What’s more important is that I can now present my children with a more accurate view of our family history than what I received. Before the Internet eased our ability to access information, our understanding of our origins was only as good as the stories passed down through families. The complication is the human compulsion to fill the gaps in our knowledge with whatever might fit. Like most beliefs passed on through oral tradition, a tall tale beats “I don’t know” every time, and if the explanation of a mystery includes a siren, a fairy, or an angel, even better. The same creative embellishment seems to happen within family histories.
Hard-copy genealogy, like that done by the Mormon Church and our own Southwest Nebraska Genealogical Society, was and remains hard work, and direct-to-consumer (DTC) DNA analysis is no substitute. The technology is in its crawling stages and today’s discoveries will inevitably be improved upon, if not overtuned.
Digitized records and access via the Internet more easily open doors to serious researchers, but commercial sites like Ancestry.com and others go a step further to make access more user-friendly for the rest of us. For better or worse, the hard data offered by those products is augmented by crowd-sourced subjective inputs. In other words, consumer-focused genealogy sites are a step up from stories told around the campfire but are not untainted by family lore.
The thrill of entering the age of DTC genetic testing overshadows any discomfort caused by revelations in my DNA report. DNA innovations and RNA manipulation are among the more significant elements of the epoch that I’m happy to have witnessed. It doesn’t seem long ago that we spoke in speculative terms, confident that “someday” we might have this ability.
Yes, those technologies have a scary side, and my inner political animal looks forward to discussing the technology’s moral and ethical use. While we have distant future concerns about impacts on living organisms through deliberate misuse and unintended consequences, my sense is that the future isn’t so distant. How long has the debate over genetically modified crops been going on?
More immediately, the recording and sharing of my DNA results raises profound security concerns. We cheer when law enforcement uses DNA technology to catch a crook, but as I watch the use of artificial intelligence in “spoofing” audio and video content, I can’t imagine that my DNA results are only one hack away from the same sort of shenanigans.
All that considered, I am still tickled to have joined the 21st century, even if it was in an effort to learn more about the 18th.

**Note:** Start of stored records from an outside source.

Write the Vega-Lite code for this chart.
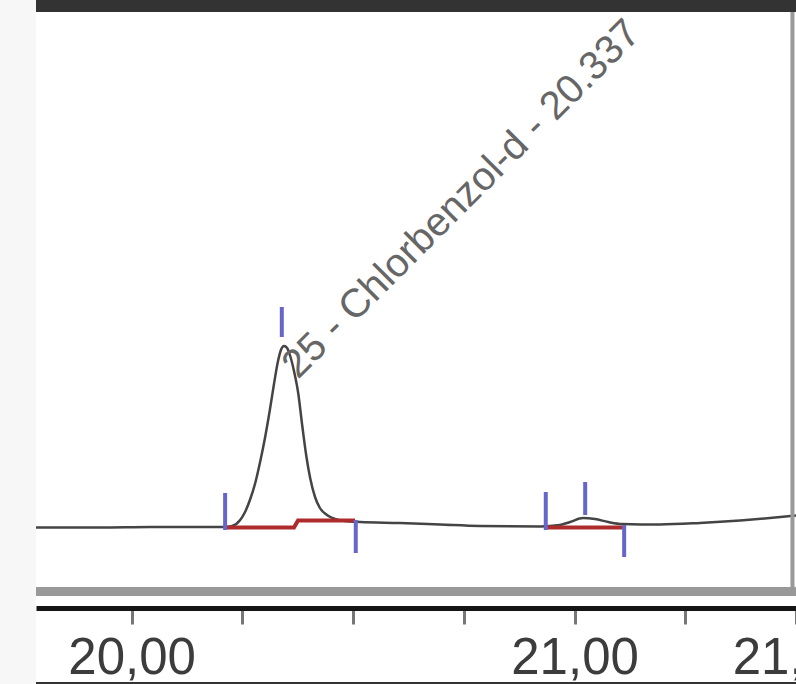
{
  "$schema": "https://vega.github.io/schema/vega-lite/v6.json",
  "width": 760,
  "height": 684,
  "autosize": "none",
  "padding": {"left": 36, "top": 0, "right": 0, "bottom": 0},
  "background": "#f7f7f7",
  "config": {
    "view": {"fill": "white", "stroke": null},
    "axisX": {
      "title": null, "grid": false,
      "labelFont": "Liberation Sans", "labelFontSize": 51, "labelColor": "#3c3c3c",
      "labelFlush": false, "labelOverlap": false, "labelBound": false, "labelPadding": 9,
      "tickSize": 16, "tickWidth": 3, "tickColor": "#777777",
      "domainColor": "#151515", "domainWidth": 5, "zindex": 1
    }
  },
  "datasets": {
    "trace": [
      {"t": 19.784, "v": -0.25}, {"t": 19.929, "v": -0.25}, {"t": 20.041, "v": 0}, {"t": 20.154, "v": 0},
      {"t": 20.211, "v": 0}, {"t": 20.227, "v": 0.5}, {"t": 20.245, "v": 3.5}, {"t": 20.256, "v": 7.5},
      {"t": 20.267, "v": 13.5}, {"t": 20.279, "v": 22}, {"t": 20.29, "v": 32.5}, {"t": 20.301, "v": 44.5},
      {"t": 20.312, "v": 58.5}, {"t": 20.321, "v": 71}, {"t": 20.33, "v": 82.5}, {"t": 20.337, "v": 88.5},
      {"t": 20.344, "v": 90.5}, {"t": 20.351, "v": 89.5}, {"t": 20.358, "v": 85.5}, {"t": 20.367, "v": 77.5},
      {"t": 20.376, "v": 67}, {"t": 20.385, "v": 51}, {"t": 20.394, "v": 36}, {"t": 20.403, "v": 24.5},
      {"t": 20.414, "v": 15}, {"t": 20.425, "v": 9.5}, {"t": 20.441, "v": 6}, {"t": 20.459, "v": 4},
      {"t": 20.482, "v": 3}, {"t": 20.516, "v": 2.5}, {"t": 20.606, "v": 2}, {"t": 20.696, "v": 1.25},
      {"t": 20.787, "v": 0.5}, {"t": 20.922, "v": 0.25}, {"t": 20.967, "v": 1}, {"t": 20.99, "v": 2.5},
      {"t": 21.019, "v": 4.5}, {"t": 21.046, "v": 4}, {"t": 21.076, "v": 2.5}, {"t": 21.107, "v": 1.5},
      {"t": 21.193, "v": 1.25}, {"t": 21.283, "v": 2}, {"t": 21.374, "v": 3.25}, {"t": 21.441, "v": 4.5},
      {"t": 21.5, "v": 5.75}
    ],
    "baselines": [
      {"seg": 1, "t": 20.213, "v": -0.25}, {"seg": 1, "t": 20.3665, "v": -0.25},
      {"seg": 1, "t": 20.3756, "v": 3.25}, {"seg": 1, "t": 20.5043, "v": 3.25},
      {"seg": 2, "t": 20.938, "v": -0.25}, {"seg": 2, "t": 21.109, "v": -0.25}
    ],
    "markers": [
      {"t": 20.211, "lo": -1.5, "hi": 17},
      {"t": 20.339, "lo": 95, "hi": 110},
      {"t": 20.506, "lo": -13, "hi": 3.5},
      {"t": 20.935, "lo": -1.5, "hi": 17.5},
      {"t": 21.024, "lo": 6, "hi": 22.5},
      {"t": 21.112, "lo": -15, "hi": 1}
    ],
    "labels": [
      {"t": 20.337, "v": 90.5, "label": "25 - Chlorbenzol-d - 20.337"}
    ]
  },
  "layer": [
    {
      "data": {"name": "trace"},
      "mark": {"type": "line", "color": "#444444", "strokeWidth": 2.5, "interpolate": "monotone"},
      "encoding": {
        "x": {
          "field": "t", "type": "quantitative",
          "scale": {"domain": [19.784, 21.5], "nice": false, "zero": false},
          "axis": {
            "orient": "bottom", "offset": -76,
            "values": [20, 20.25, 20.5, 20.75, 21, 21.25, 21.5],
            "labelExpr": "(datum.value == 20 || datum.value == 21 || datum.value == 21.5) ? replace(format(datum.value, '.2f'), '.', ',') : ''"
          }
        },
        "y": {"field": "v", "type": "quantitative", "scale": {"domain": [-78.5, 263.5], "nice": false, "zero": false}, "axis": null}
      }
    },
    {
      "data": {"values": [{}]},
      "mark": {"type": "rect", "color": "#333333"},
      "encoding": {
        "y": {"datum": 257.5, "type": "quantitative"},
        "y2": {"datum": 263.5}
      }
    },
    {
      "data": {"values": [{}]},
      "mark": {"type": "rect", "color": "#999999"},
      "encoding": {
        "y": {"datum": -30, "type": "quantitative"},
        "y2": {"datum": -34.5}
      }
    },
    {
      "data": {"values": [{}]},
      "mark": {"type": "rect", "color": "#333333"},
      "encoding": {
        "y": {"datum": -77.5, "type": "quantitative"},
        "y2": {"datum": -78.5}
      }
    },
    {
      "data": {"values": [{}]},
      "mark": {"type": "rule", "color": "#999999", "strokeWidth": 4},
      "encoding": {
        "x": {"datum": 21.492, "type": "quantitative"},
        "y": {"datum": -30, "type": "quantitative"},
        "y2": {"datum": 257.5}
      }
    },
    {
      "data": {"name": "baselines"},
      "mark": {"type": "line", "color": "#ad2b2b", "strokeWidth": 4},
      "encoding": {
        "x": {"field": "t", "type": "quantitative"},
        "y": {"field": "v", "type": "quantitative"},
        "detail": {"field": "seg"}
      }
    },
    {
      "data": {"name": "markers"},
      "mark": {"type": "rule", "color": "#6666c8", "strokeWidth": 4},
      "encoding": {
        "x": {"field": "t", "type": "quantitative"},
        "y": {"field": "lo", "type": "quantitative"},
        "y2": {"field": "hi"}
      }
    },
    {
      "data": {"name": "labels"},
      "mark": {"type": "text", "angle": 315, "align": "left", "baseline": "alphabetic", "dx": -12, "dy": 36, "font": "Liberation Sans", "fontSize": 40, "color": "#666666"},
      "encoding": {
        "x": {"field": "t", "type": "quantitative"},
        "y": {"field": "v", "type": "quantitative"},
        "text": {"field": "label"}
      }
    }
  ]
}
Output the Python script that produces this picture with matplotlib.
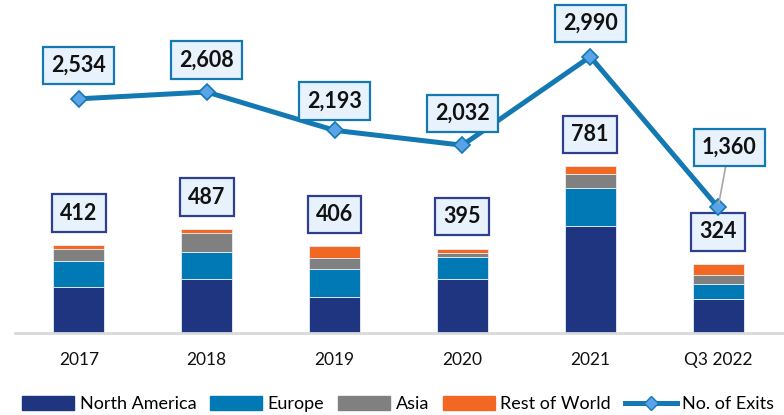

Having opened the door, I am eyeing another (more costly) service that promises detailed health risk reports. A premium-level “exome” sequencing report offered by 23andme.com claims to identify over 50,000 variants responsible for hereditary diseases and a genotyping product that looks at 250 health-related variants in carrier status. I don’t know that those reports are adjusted for a half-century of bad habits, but I’m curious.
If you ever take one of the DNA tests offered to consumers, be patient. The results take six weeks or more for delivery. Is it an exercise in self-indulgence? Perhaps, but shouldn’t we know our histories? As far as I’m concerned, it’s a sound investment in a world where a hundred bucks doesn’t buy much anymore.